start INFORMATION SHOWN

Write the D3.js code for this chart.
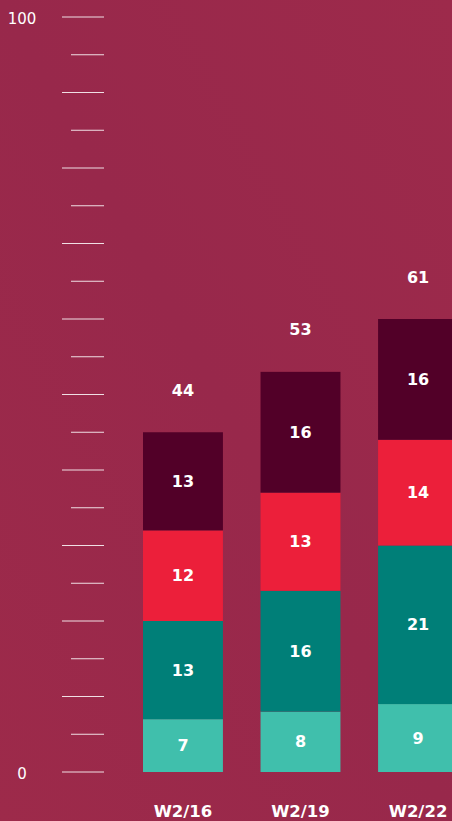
<!DOCTYPE html>
<html>
<head>
<meta charset="utf-8">
<script src="https://cdn.jsdelivr.net/npm/d3@7"></script>
<style>
  html, body { margin: 0; padding: 0; background: #9b2a4b; }
  svg { display: block; }
</style>
</head>
<body>
<svg id="chart" width="452" height="821"></svg>
<script>
// Waves and their stacked shares
const waves = ["W2/16", "W2/19", "W2/22"];
const seriesKeys = ["s1", "s2", "s3", "s4"];
const s1 = [7, 8, 9];
const s2 = [13, 16, 21];
const s3 = [12, 13, 14];
const s4 = [13, 16, 16];
const totals = [44, 53, 61];
const axisTicks = [0, 100];

const colors = { s1: "#40bfac", s2: "#007f78", s3: "#ec1f3a", s4: "#520028" };

const width = 452, height = 821;
const svg = d3.select("#chart");

// Background with a faint diagonal sheen
const defs = svg.append("defs");
const grad = defs.append("linearGradient")
  .attr("id", "bg").attr("x1", "0").attr("y1", "1").attr("x2", "1").attr("y2", "0");
grad.append("stop").attr("offset", "0").attr("stop-color", "#9d2a4a");
grad.append("stop").attr("offset", "0.5").attr("stop-color", "#98284b");
grad.append("stop").attr("offset", "1").attr("stop-color", "#9d2a4b");
svg.append("rect").attr("width", width).attr("height", height).attr("fill", "url(#bg)");

const rows = waves.map((w, i) => ({ wave: w, s1: s1[i], s2: s2[i], s3: s3[i], s4: s4[i], total: totals[i] }));

const y = d3.scaleLinear().domain([0, 100]).range([772, 17]);
const x = d3.scaleBand().domain(waves).range([143, 458]).paddingInner(0.32).paddingOuter(0);

// Tick marks every 5, longer every 10
const tickVals = d3.range(0, 101, 5);
svg.append("g").selectAll("line").data(tickVals).join("line")
  .attr("x1", d => d % 10 === 0 ? 62 : 71)
  .attr("x2", 104)
  .attr("y1", d => y(d)).attr("y2", d => y(d))
  .attr("stroke", "#ffffff").attr("stroke-opacity", 0.85).attr("stroke-width", 1);

svg.append("g").selectAll("text").data(axisTicks).join("text")
  .attr("x", 22)
  .attr("y", d => y(d) + 2)
  .attr("text-anchor", "middle")
  .attr("dominant-baseline", "middle")
  .attr("fill", "#ffffff")
  .attr("font-family", "'DejaVu Sans', sans-serif")
  .attr("font-weight", 400)
  .attr("font-size", 15)
  .text(d => d);

const stacked = d3.stack().keys(seriesKeys)(rows);

const g = svg.append("g");
stacked.forEach(layer => {
  const key = layer.key;
  g.append("g").selectAll("rect").data(layer).join("rect")
    .attr("x", d => x(d.data.wave))
    .attr("width", x.bandwidth())
    .attr("y", d => y(d[1]))
    .attr("height", d => y(d[0]) - y(d[1]))
    .attr("fill", colors[key]);
  g.append("g").selectAll("text").data(layer).join("text")
    .attr("x", d => x(d.data.wave) + x.bandwidth() / 2)
    .attr("y", d => (y(d[0]) + y(d[1])) / 2 + 1)
    .attr("text-anchor", "middle")
    .attr("dominant-baseline", "middle")
    .attr("fill", "#ffffff")
    .attr("font-family", "'DejaVu Sans', sans-serif")
    .attr("font-weight", 700)
    .attr("font-size", 16)
    .text(d => d.data[key]);
});

// Totals above each stack
const topLayer = stacked[stacked.length - 1];
svg.append("g").selectAll("text").data(topLayer).join("text")
  .attr("x", d => x(d.data.wave) + x.bandwidth() / 2)
  .attr("y", d => y(d[1]) - 41)
  .attr("text-anchor", "middle")
  .attr("dominant-baseline", "middle")
  .attr("fill", "#ffffff")
  .attr("font-family", "'DejaVu Sans', sans-serif")
  .attr("font-weight", 700)
  .attr("font-size", 16)
  .text(d => d.data.total);

// Wave labels
svg.append("g").selectAll("text").data(waves).join("text")
  .attr("x", d => x(d) + x.bandwidth() / 2)
  .attr("y", 812)
  .attr("text-anchor", "middle")
  .attr("dominant-baseline", "middle")
  .attr("fill", "#ffffff")
  .attr("font-family", "'DejaVu Sans', sans-serif")
  .attr("font-weight", 700)
  .attr("font-size", 16.5)
  .text(d => d);
</script>
</body>
</html>
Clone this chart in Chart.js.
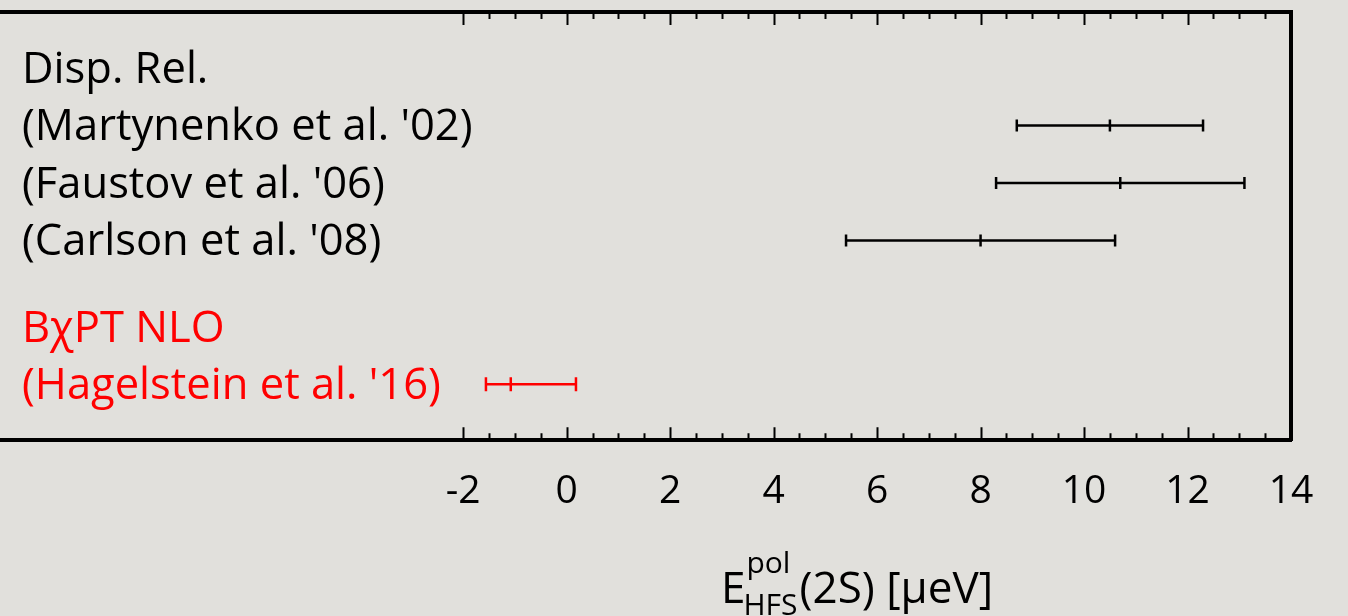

end INFORMATION SHOWN

__REQUIREMENTS__
Take the material above from its first line through the line holding "const axisTicks = [0, 100];" and set it down exactly, without the pictures.

__TASK OUTPUT__
Write the D3.js code for this chart.
<!DOCTYPE html>
<html>
<head>
<meta charset="utf-8">
<script src="https://cdn.jsdelivr.net/npm/d3@7"></script>
<style>
  html, body { margin: 0; padding: 0; background: #9b2a4b; }
  svg { display: block; }
</style>
</head>
<body>
<svg id="chart" width="452" height="821"></svg>
<script>
// Waves and their stacked shares
const waves = ["W2/16", "W2/19", "W2/22"];
const seriesKeys = ["s1", "s2", "s3", "s4"];
const s1 = [7, 8, 9];
const s2 = [13, 16, 21];
const s3 = [12, 13, 14];
const s4 = [13, 16, 16];
const totals = [44, 53, 61];
const axisTicks = [0, 100];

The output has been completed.